Y llega el fin. Y se enciende la luz. Y piensas que no puede ser real. Que quieres quedarte en ese mundo lleno de hadas, piratas, niños perdidos y sirenas. Pero no, lo único que te queda es el sabor de un sueño al despertar. Sin embargo, la persona que entró a ver aquella obra maestra no es la misma que salía por la puerta del Ideal. Era más niña, creía más en las hadas, soñaba con un país lejano y miré al cielo. Estaba lleno de estrellas y pensé: en aquella estrella de allá debe estar Nunca Jamás. Y en aquella misma estrella una pequeña Sara juega con los niños perdidos. Y volví a creer con más fuerza aún si cabe: creía en hadas, en piratas, en niños perdidos y en sirenas. Y pensé, a la vez, que Wendy tenía razón: he crecido y he vivido miles de cosas en el proceso que son maravillosas y que no cambiaría por nada. Una de ellas era ese musical. Sin embargo, siempre anhelaré volver a Nunca Jamás y disfrutar de sus secretos.

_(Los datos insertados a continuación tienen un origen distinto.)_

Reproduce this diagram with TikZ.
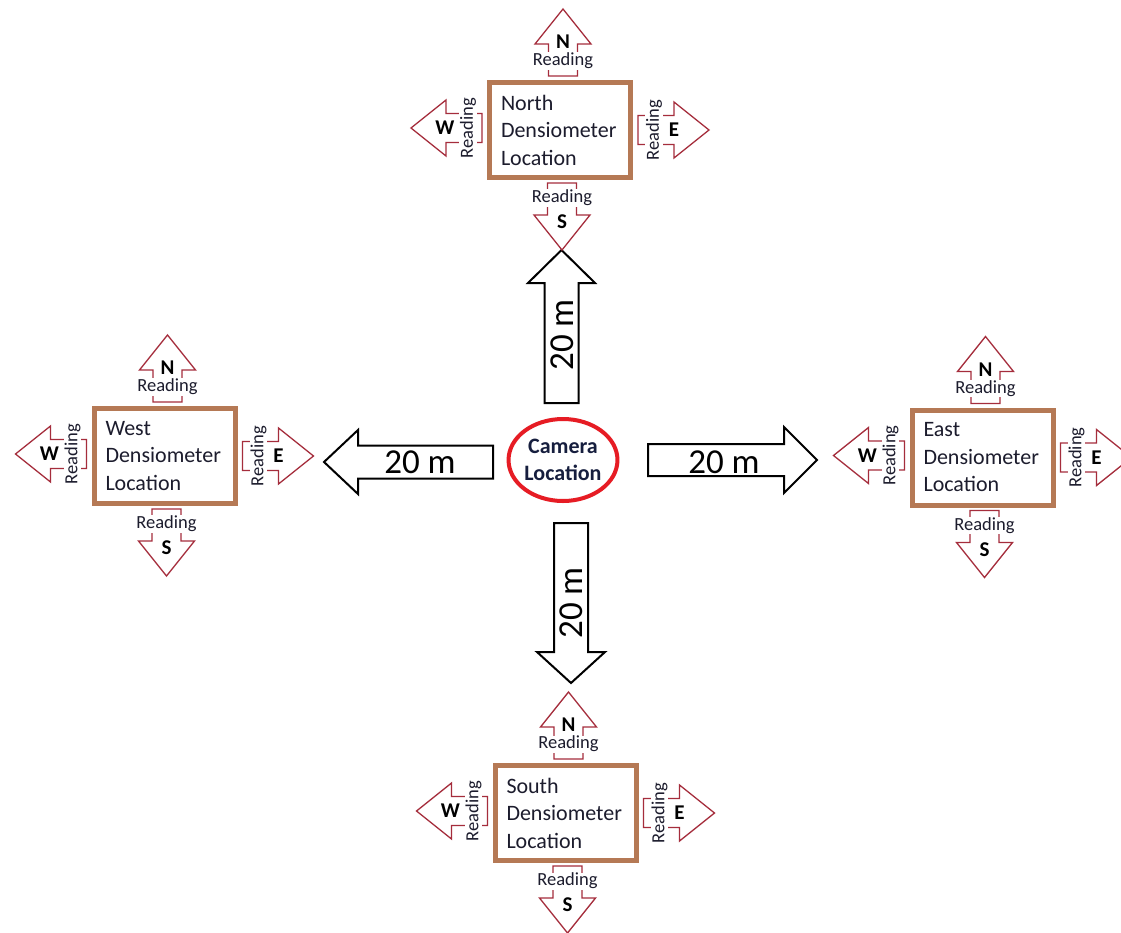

Y para quienes aún no lo hagan: “hay que creer, hay que creer, hay que creer… en las hadas”. Y creer en que la ilusión, el trabajo, el esfuerzo y las personas con iniciativa, creatividad y ganas de vivir son las mueven el mundo y nos mueven con ellos. A Javier Gutiérrez y todo el elenco de actores. A la Banda Municipal ‘Maestro Arroyo’. A los tramoyistas y todos los que han colaborado aunque sea en coser un solo botón. A todos ellos: GRACIAS. Gracias por hacer que las expectativas más altas sean superadas. Gracias por hacernos volver a creer. Y gracias por hacernos crecer de vuestra mano. Será una experiencia que NUNCA JAMÁS olvidaré.
PD: Os ha hablado un simple enamorada del teatro. Una espectadora encantada. No soy crítica y ni pretendo serlo. Sólo quería que comprendierais un poco lo que yo sentí.